Their consequences are real, from emptied out bank accounts to information ‘stolen’ from the user’s personal computer.

But are hackers and cyber criminals the only worries of our online lives?

Corpau has received information from a source on the strict condition of anonymity, not to divulge the source nor the geographical information of the source, as the implications are feared to effect the families of the concerned providing the information.

Quite simply put, the Australian police ‘force’ has access to your personal computer.

This is done via a remote access application at the police officer’s terminal using the targets public IP address, whether it be static or dynamic.

Briefly, an IP address is a form of identification in a numerical format that identifies your computer on the internet. In simple terms analogous to a street address in a telephone book.

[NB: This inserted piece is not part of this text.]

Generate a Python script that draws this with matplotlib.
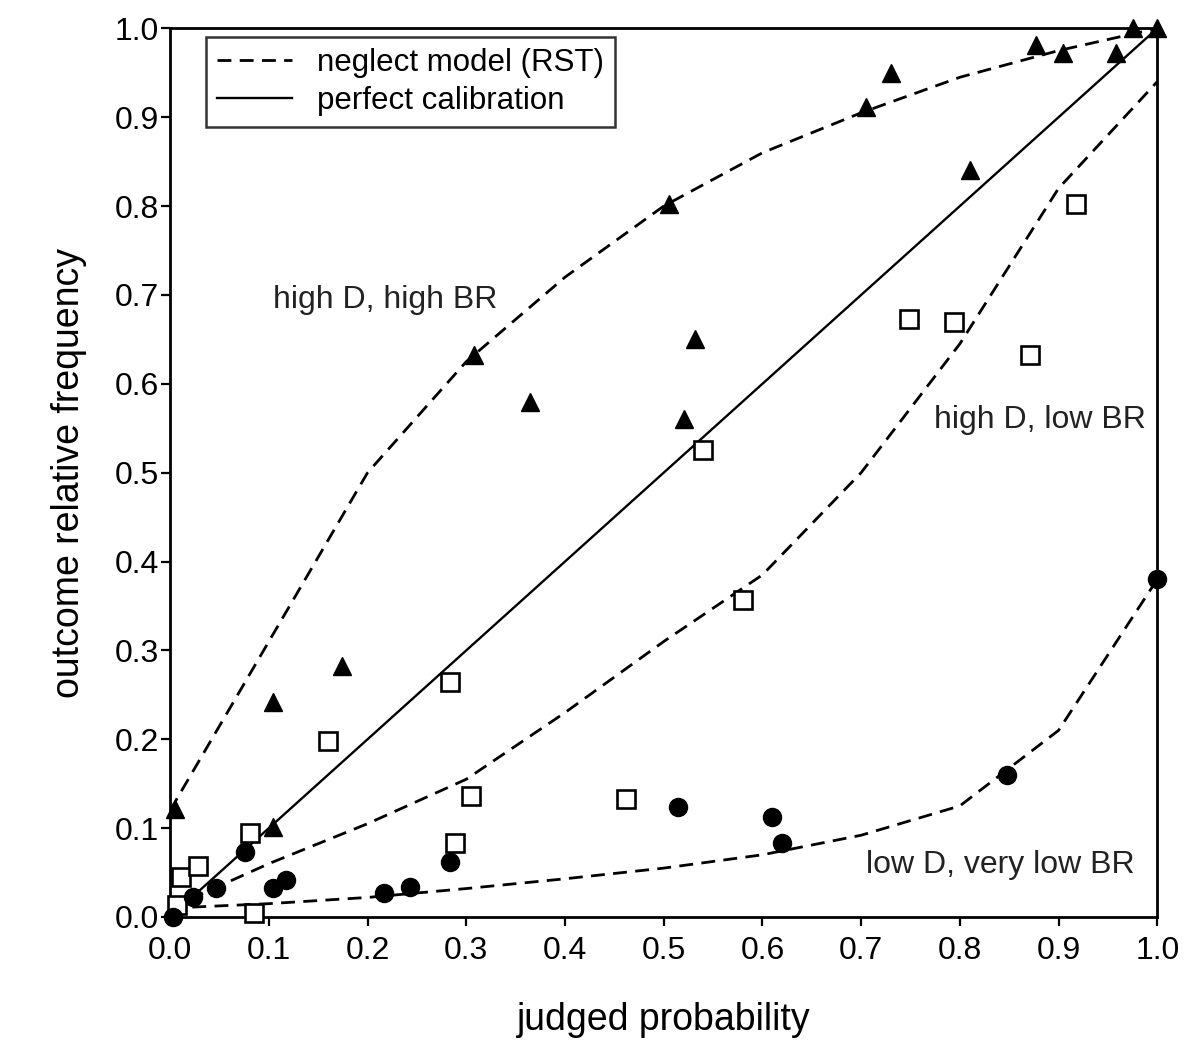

Currently the IP is at version 4 (IPv4) with the numbers represented as  xxx.xxx.xxx.xxx, with an example of 10.0.0.138, with a possibility of 4.3 billion addresses.  Since the address space is running out, a new version IP version 6 (IPv6) is being implemented using 128bit instead of IPv4’s 32 bits. This allows the creation of 3.4 x 10^38, or one trillio-trillion-trillion devices to have a unique address. An example of an IPv6 address is 3ffe:1900:4545:3:200:f8ff:fe21:67cf.

If your IP address is static, it is the same throughout your connection to the internet irrespective of how many times the router is switched off or rebooted. If you have a dynamic address, the ISP (Internet Service Provider) issues your router or modem with a new public address every time.

The police have access to your PC with the remote application, being able to see and do anything you are able to do on your computer, from reading emails to accessing files.